**EXERCISE PROMPT:**
Your task is to give the listing below back word for word, pictures excluded.

**INFORMATION SUPPLIED:**
········

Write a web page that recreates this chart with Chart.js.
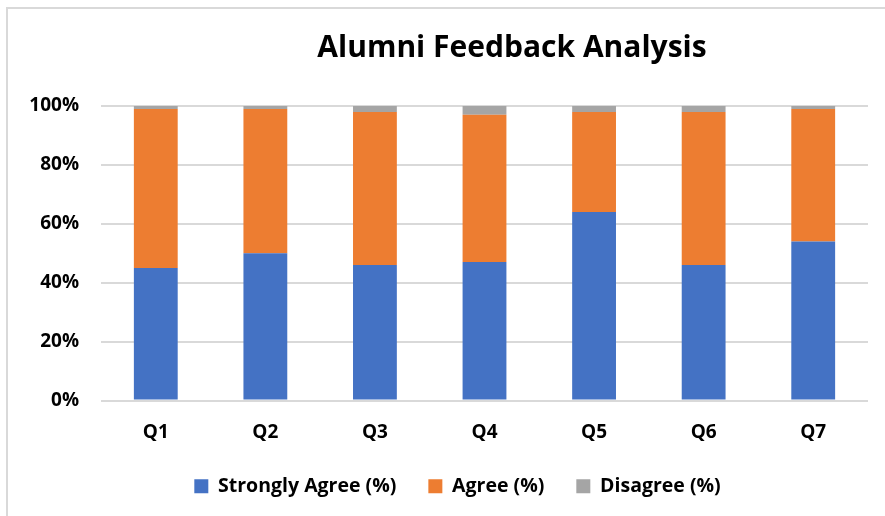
<!DOCTYPE html>
<html>
<head>
<meta charset="utf-8">
<script src="https://cdn.jsdelivr.net/npm/chart.js@4"></script>
<style>
    html, body { margin: 0; padding: 0; background: #fff; overflow: hidden; }
    #wrap { position: relative; width: 885px; height: 516px; overflow: hidden; }
    #frame { position: absolute; left: 6px; top: 7px; width: 1100px; height: 600px; border: 2px solid #d9d9d9; box-sizing: border-box; }
    #box { position: absolute; left: 0; top: 0; width: 1024px; height: 516px; }
</style>
</head>
<body>
<div id="wrap">
    <div id="frame"></div>
    <div id="box"><canvas id="feedbackChart"></canvas></div>
</div>
<script>
// Dữ liệu
const questions = ['Q1', 'Q2', 'Q3', 'Q4', 'Q5', 'Q6', 'Q7'];
const stronglyAgree = [45, 50, 46, 47, 64, 46, 54];
const agree = [54, 49, 52, 50, 34, 52, 45];
const disagree = [1, 1, 2, 3, 2, 2, 1];
const yTicks = [0, 20, 40, 60, 80, 100];

const font = '"Open Sans", Lato, sans-serif';

// dịch chú thích sang trái một chút, như bản gốc
const legendShift = {
    id: 'legendShift',
    afterLayout(chart) {
        if (chart.legend) {
            chart.legend.left -= 27;
            chart.legend.right -= 27;
        }
    }
};

document.addEventListener('DOMContentLoaded', () => {
    const ctx = document.getElementById('feedbackChart').getContext('2d');

    new Chart(ctx, {
        type: 'bar',
        data: {
            labels: questions,
            datasets: [
                { label: 'Strongly Agree (%)', data: stronglyAgree, backgroundColor: '#4472C4', yAxisID: 'y' },
                { label: 'Agree (%)', data: agree, backgroundColor: '#ED7D31', yAxisID: 'y' },
                { label: 'Disagree (%)', data: disagree, backgroundColor: '#A5A5A5', yAxisID: 'y' }
            ]
        },
        plugins: [legendShift],
        options: {
            responsive: true,
            maintainAspectRatio: false,
            animation: false,
            layout: { padding: { left: 0, right: 0, top: 0, bottom: 10 } },
            datasets: {
                bar: { categoryPercentage: 1, barPercentage: 0.4 }
            },
            plugins: {
                title: {
                    display: true,
                    text: 'Alumni Feedback Analysis',
                    color: '#000',
                    font: { family: font, size: 30, weight: 'bold' },
                    padding: { top: 30, bottom: 40 }
                },
                legend: {
                    position: 'bottom',
                    fullSize: false,
                    labels: {
                        color: '#000',
                        boxWidth: 14,
                        boxHeight: 14,
                        padding: 32,
                        font: { family: font, size: 19.5, weight: 'bold' }
                    }
                },
                tooltip: { enabled: false }
            },
            scales: {
                x: {
                    stacked: true,
                    afterFit: (scale) => { scale.height = 44; },
                    grid: { display: false, drawTicks: false },
                    border: { display: false },
                    ticks: {
                        color: '#000',
                        padding: 21,
                        font: { family: font, size: 19, weight: 'bold' }
                    }
                },
                y: {
                    stacked: true,
                    min: 0,
                    max: 100,
                    afterBuildTicks: (scale) => { scale.ticks = yTicks.map(v => ({ value: v })); },
                    afterFit: (scale) => { scale.width = 101; },
                    grid: { color: '#d9d9d9', lineWidth: 2, drawTicks: false },
                    border: { display: false },
                    ticks: {
                        color: '#000',
                        padding: 22,
                        font: { family: font, size: 19, weight: 'bold' },
                        callback: (v) => v + '%'
                    }
                },
                spacer: {
                    position: 'right',
                    display: true,
                    grid: { display: false, drawTicks: false },
                    border: { display: false },
                    ticks: { display: false },
                    afterFit: (scale) => { scale.width = 156; }
                }
            }
        }
    });
});
</script>
</body>
</html>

········

**OUTPUT OF THE TASK:**
Write a web page that recreates this chart with Chart.js.
<!DOCTYPE html>
<html>
<head>
<meta charset="utf-8">
<script src="https://cdn.jsdelivr.net/npm/chart.js@4"></script>
<style>
    html, body { margin: 0; padding: 0; background: #fff; overflow: hidden; }
    #wrap { position: relative; width: 885px; height: 516px; overflow: hidden; }
    #frame { position: absolute; left: 6px; top: 7px; width: 1100px; height: 600px; border: 2px solid #d9d9d9; box-sizing: border-box; }
    #box { position: absolute; left: 0; top: 0; width: 1024px; height: 516px; }
</style>
</head>
<body>
<div id="wrap">
    <div id="frame"></div>
    <div id="box"><canvas id="feedbackChart"></canvas></div>
</div>
<script>
// Dữ liệu
const questions = ['Q1', 'Q2', 'Q3', 'Q4', 'Q5', 'Q6', 'Q7'];
const stronglyAgree = [45, 50, 46, 47, 64, 46, 54];
const agree = [54, 49, 52, 50, 34, 52, 45];
const disagree = [1, 1, 2, 3, 2, 2, 1];
const yTicks = [0, 20, 40, 60, 80, 100];

const font = '"Open Sans", Lato, sans-serif';

// dịch chú thích sang trái một chút, như bản gốc
const legendShift = {
    id: 'legendShift',
    afterLayout(chart) {
        if (chart.legend) {
            chart.legend.left -= 27;
            chart.legend.right -= 27;
        }
    }
};

document.addEventListener('DOMContentLoaded', () => {
    const ctx = document.getElementById('feedbackChart').getContext('2d');

    new Chart(ctx, {
        type: 'bar',
        data: {
            labels: questions,
            datasets: [
                { label: 'Strongly Agree (%)', data: stronglyAgree, backgroundColor: '#4472C4', yAxisID: 'y' },
                { label: 'Agree (%)', data: agree, backgroundColor: '#ED7D31', yAxisID: 'y' },
                { label: 'Disagree (%)', data: disagree, backgroundColor: '#A5A5A5', yAxisID: 'y' }
            ]
        },
        plugins: [legendShift],
        options: {
            responsive: true,
            maintainAspectRatio: false,
            animation: false,
            layout: { padding: { left: 0, right: 0, top: 0, bottom: 10 } },
            datasets: {
                bar: { categoryPercentage: 1, barPercentage: 0.4 }
            },
            plugins: {
                title: {
                    display: true,
                    text: 'Alumni Feedback Analysis',
                    color: '#000',
                    font: { family: font, size: 30, weight: 'bold' },
                    padding: { top: 30, bottom: 40 }
                },
                legend: {
                    position: 'bottom',
                    fullSize: false,
                    labels: {
                        color: '#000',
                        boxWidth: 14,
                        boxHeight: 14,
                        padding: 32,
                        font: { family: font, size: 19.5, weight: 'bold' }
                    }
                },
                tooltip: { enabled: false }
            },
            scales: {
                x: {
                    stacked: true,
                    afterFit: (scale) => { scale.height = 44; },
                    grid: { display: false, drawTicks: false },
                    border: { display: false },
                    ticks: {
                        color: '#000',
                        padding: 21,
                        font: { family: font, size: 19, weight: 'bold' }
                    }
                },
                y: {
                    stacked: true,
                    min: 0,
                    max: 100,
                    afterBuildTicks: (scale) => { scale.ticks = yTicks.map(v => ({ value: v })); },
                    afterFit: (scale) => { scale.width = 101; },
                    grid: { color: '#d9d9d9', lineWidth: 2, drawTicks: false },
                    border: { display: false },
                    ticks: {
                        color: '#000',
                        padding: 22,
                        font: { family: font, size: 19, weight: 'bold' },
                        callback: (v) => v + '%'
                    }
                },
                spacer: {
                    position: 'right',
                    display: true,
                    grid: { display: false, drawTicks: false },
                    border: { display: false },
                    ticks: { display: false },
                    afterFit: (scale) => { scale.width = 156; }
                }
            }
        }
    });
});
</script>
</body>
</html>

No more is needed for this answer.